Why Build Pigweed?#
Our goal is to make embedded software development efficient, robust, and heck, even delightful, for projects ranging from weekend Arduino experiements to commercial products selling in the millions.
Embedded software development is notoriously arcane. Developers often have to track down vendor toolchains specific to the hardware they’re targeting, write their code against hardware-specfic SDKs/HALs, and limit themselves to a small subset of C. Project teams are on their own to figure out how to set up a build system, automated testing, serial communication, and many other embedded project fundamentals. This is error prone and takes effort away from developing the actual product!

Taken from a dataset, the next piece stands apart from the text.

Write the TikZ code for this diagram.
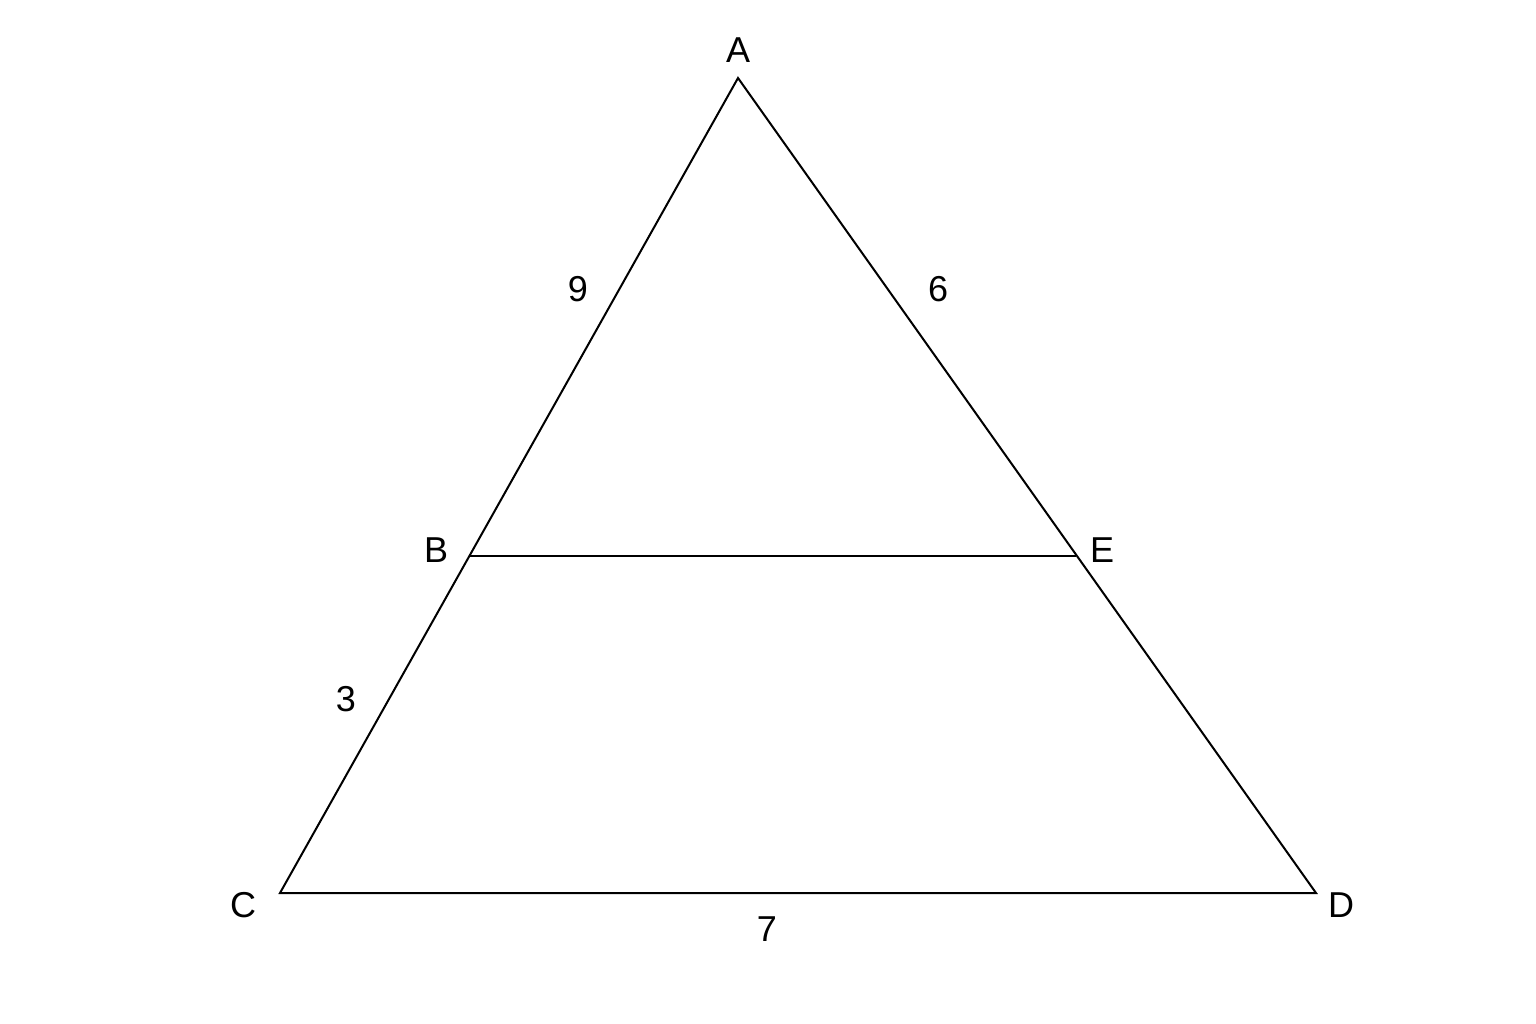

There are solutions on the market that promise to solve all of these problems with a monolithic framework—just write your code against the framework and use hardware the framework supports, and you get an efficient embedded development environment. But this approach doesn’t work well for existing projects that weren’t built on the framework from the beginning or for projects that have specific needs the framework wasn’t designed for. We know from experience that this approach alone doesn’t meet our goal.
So we have set out to build a platform that supports successful embedded developers at every scale by allowing them to adopt as much or as little of what Pigweed provides as they need, in the way that works best for their project.
How Pigweed Works#
Pigweed provides four foundational pillars to support your embedded development:
Embedded Development Libraries#
Pigweed enables you to use modern C++ and software development best practices in your embedded project without compromising performance or increasing memory use compared to conventional embedded C.
These modules are designed to work both on your host machine and on a wide variety of target devices. We achieve this by writing them in an inherently portable way, or through the facade/backend pattern. As a result, you can write most or all of your code to run transparently on your host machine and targets.
Managing toolchains, build systems, and other software needed for a project is complex. Pigweed provides all of this out of the box for Linux, Mac, and Windows systems in a sealed environment that leaves the rest of your system untouched. Getting new developers started is as simple as cloning your project repository and activating the Pigweed environment.
Pigweed modules are built to integrate seamlessly into projects using GN. We are rapidly expanding our good support for CMake and nascent support for Bazel so you can use your build system of choice. For new projects, Pigweed provides a build system you can integrate your own code into that works out of the box.
Full Framework (coming in 2022)#
For those who want a fully-integrated solution that provides everything Pigweed has to offer with an opinionated project structure, we are working diligently on a Pigweed framework. Stay tuned for more news to come! In the meantime, we invite you to discuss this and collaborate with us on Discord.
Is Pigweed Right for My Project?#
Pigweed is still in its early stages, and while we have ambitious plans for it, Pigweed might not be the right fit for your project today. Here are some things to keep in mind:
Many individual modules are stable and are running on shipped devices today. If any of those modules meet your needs, you should feel safe bringing them into your project.
Some modules are in very early and active stages of development. They likely have unstable APIs and may not work on all supported targets. If this is the case, it will be indicated in the module’s documentation. If you’re interested in contributing to the development of one of these modules, we encourage you to experiment with them. Otherwise they aren’t ready for use in most projects.
Setting up new projects to use Pigweed is currently not very easy, but we are working to address that. In the meantime, join the Pigweed community on Discord to get help.
Supported language versions#
Most Pigweed code requires C++17, but a few modules, such as pw_kvs and pw_tokenizer, work with C++14. All Pigweed code is compatible with C++20. Pigweed defines toolchains for testing with C++14 and C++20; see host target documentation for more information.
We currently officially support Python 3.8, 3.9, and 3.10.